- [Work to be completed]: Leave out the pictures and restate the rest of the data exactly.

- [Given data]:

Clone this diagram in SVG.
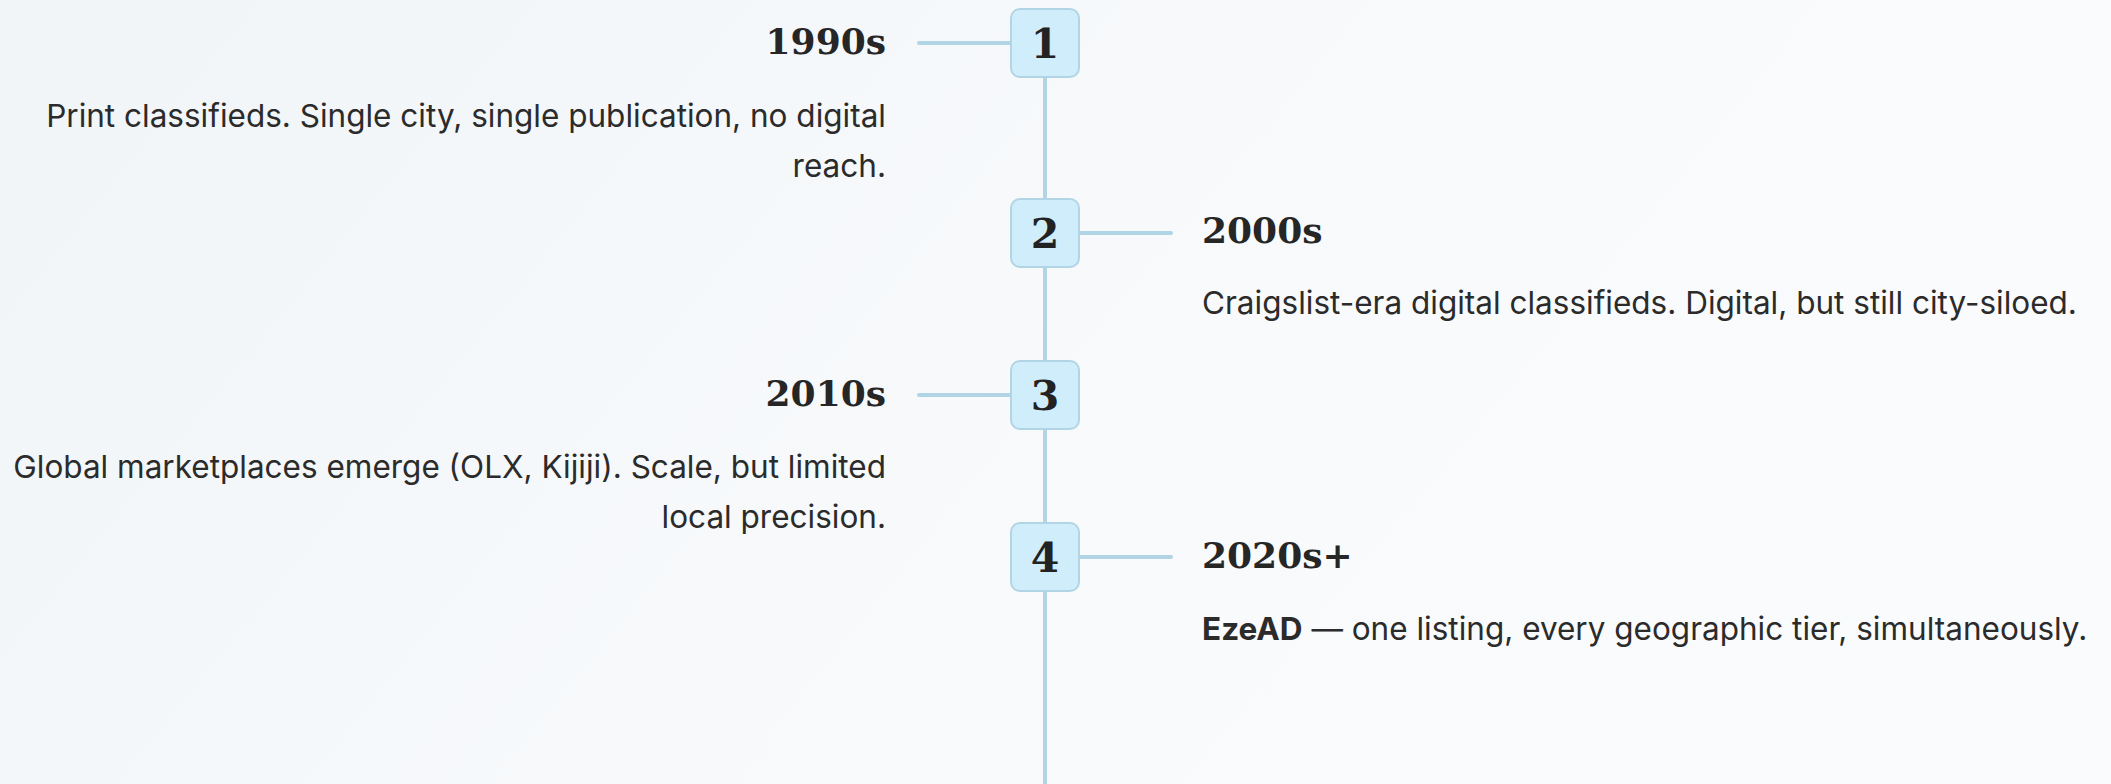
<svg xmlns="http://www.w3.org/2000/svg" width="2111" height="784" viewBox="0 0 2111 784">
  <defs>
    <linearGradient id="bg" x1="0" y1="0" x2="1" y2="0.3">
      <stop offset="0" stop-color="#f1f5f8"/>
      <stop offset="0.55" stop-color="#f7f9fb"/>
      <stop offset="1" stop-color="#fafbfc"/>
    </linearGradient>
    <style>
      .conn { stroke: #b2d5e6; stroke-width: 4; stroke-linecap: round; fill: none; }
      .box { fill: #d0edfc; stroke: #b2d5e6; stroke-width: 2; }
      .num { font-family: "DejaVu Serif", "Liberation Serif", serif; font-weight: bold; font-size: 41px; fill: #222222; text-anchor: middle; }
      .title { font-family: "DejaVu Serif", "Liberation Serif", serif; font-weight: bold; font-size: 36px; fill: #262626; }
      .desc { font-family: "Inter", "Liberation Sans", sans-serif; font-size: 31.5px; fill: #2b2b2b; }
      .left { text-anchor: end; }
      .right { text-anchor: start; }
    </style>
  </defs>
  <rect x="0" y="0" width="2111" height="784" fill="url(#bg)"/>

  <g id="connectors">
    <line class="conn" x1="1045" y1="77" x2="1045" y2="784"/>
    <line class="conn" x1="919" y1="43" x2="1011" y2="43"/>
    <line class="conn" x1="1079" y1="233" x2="1171" y2="233"/>
    <line class="conn" x1="919" y1="395" x2="1011" y2="395"/>
    <line class="conn" x1="1079" y1="557" x2="1171" y2="557"/>
  </g>

  <g id="node-1">
    <rect class="box" x="1011" y="9" width="68" height="68" rx="9"/>
    <text class="num" x="1045" y="58">1</text>
    <text class="title left" x="886" y="54">1990s</text>
    <text class="desc left" x="886" y="127">Print classifieds. Single city, single publication, no digital</text>
    <text class="desc left" x="886" y="177">reach.</text>
  </g>

  <g id="node-2">
    <rect class="box" x="1011" y="199" width="68" height="68" rx="9"/>
    <text class="num" x="1045" y="248">2</text>
    <text class="title right" x="1202" y="243">2000s</text>
    <text class="desc right" x="1202" y="314">Craigslist-era digital classifieds. Digital, but still city-siloed.</text>
  </g>

  <g id="node-3">
    <rect class="box" x="1011" y="361" width="68" height="68" rx="9"/>
    <text class="num" x="1045" y="410">3</text>
    <text class="title left" x="886" y="406">2010s</text>
    <text class="desc left" x="886" y="478">Global marketplaces emerge (OLX, Kijiji). Scale, but limited</text>
    <text class="desc left" x="886" y="528">local precision.</text>
  </g>

  <g id="node-4">
    <rect class="box" x="1011" y="523" width="68" height="68" rx="9"/>
    <text class="num" x="1045" y="572">4</text>
    <text class="title right" x="1202" y="568">2020s+</text>
    <text class="desc right" x="1202" y="640"><tspan font-weight="bold">EzeAD</tspan> — one listing, every geographic tier, simultaneously.</text>
  </g>
</svg>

- [Response]:
Clone this diagram in SVG.
<svg xmlns="http://www.w3.org/2000/svg" width="2111" height="784" viewBox="0 0 2111 784">
  <defs>
    <linearGradient id="bg" x1="0" y1="0" x2="1" y2="0.3">
      <stop offset="0" stop-color="#f1f5f8"/>
      <stop offset="0.55" stop-color="#f7f9fb"/>
      <stop offset="1" stop-color="#fafbfc"/>
    </linearGradient>
    <style>
      .conn { stroke: #b2d5e6; stroke-width: 4; stroke-linecap: round; fill: none; }
      .box { fill: #d0edfc; stroke: #b2d5e6; stroke-width: 2; }
      .num { font-family: "DejaVu Serif", "Liberation Serif", serif; font-weight: bold; font-size: 41px; fill: #222222; text-anchor: middle; }
      .title { font-family: "DejaVu Serif", "Liberation Serif", serif; font-weight: bold; font-size: 36px; fill: #262626; }
      .desc { font-family: "Inter", "Liberation Sans", sans-serif; font-size: 31.5px; fill: #2b2b2b; }
      .left { text-anchor: end; }
      .right { text-anchor: start; }
    </style>
  </defs>
  <rect x="0" y="0" width="2111" height="784" fill="url(#bg)"/>

  <g id="connectors">
    <line class="conn" x1="1045" y1="77" x2="1045" y2="784"/>
    <line class="conn" x1="919" y1="43" x2="1011" y2="43"/>
    <line class="conn" x1="1079" y1="233" x2="1171" y2="233"/>
    <line class="conn" x1="919" y1="395" x2="1011" y2="395"/>
    <line class="conn" x1="1079" y1="557" x2="1171" y2="557"/>
  </g>

  <g id="node-1">
    <rect class="box" x="1011" y="9" width="68" height="68" rx="9"/>
    <text class="num" x="1045" y="58">1</text>
    <text class="title left" x="886" y="54">1990s</text>
    <text class="desc left" x="886" y="127">Print classifieds. Single city, single publication, no digital</text>
    <text class="desc left" x="886" y="177">reach.</text>
  </g>

  <g id="node-2">
    <rect class="box" x="1011" y="199" width="68" height="68" rx="9"/>
    <text class="num" x="1045" y="248">2</text>
    <text class="title right" x="1202" y="243">2000s</text>
    <text class="desc right" x="1202" y="314">Craigslist-era digital classifieds. Digital, but still city-siloed.</text>
  </g>

  <g id="node-3">
    <rect class="box" x="1011" y="361" width="68" height="68" rx="9"/>
    <text class="num" x="1045" y="410">3</text>
    <text class="title left" x="886" y="406">2010s</text>
    <text class="desc left" x="886" y="478">Global marketplaces emerge (OLX, Kijiji). Scale, but limited</text>
    <text class="desc left" x="886" y="528">local precision.</text>
  </g>

  <g id="node-4">
    <rect class="box" x="1011" y="523" width="68" height="68" rx="9"/>
    <text class="num" x="1045" y="572">4</text>
    <text class="title right" x="1202" y="568">2020s+</text>
    <text class="desc right" x="1202" y="640"><tspan font-weight="bold">EzeAD</tspan> — one listing, every geographic tier, simultaneously.</text>
  </g>
</svg>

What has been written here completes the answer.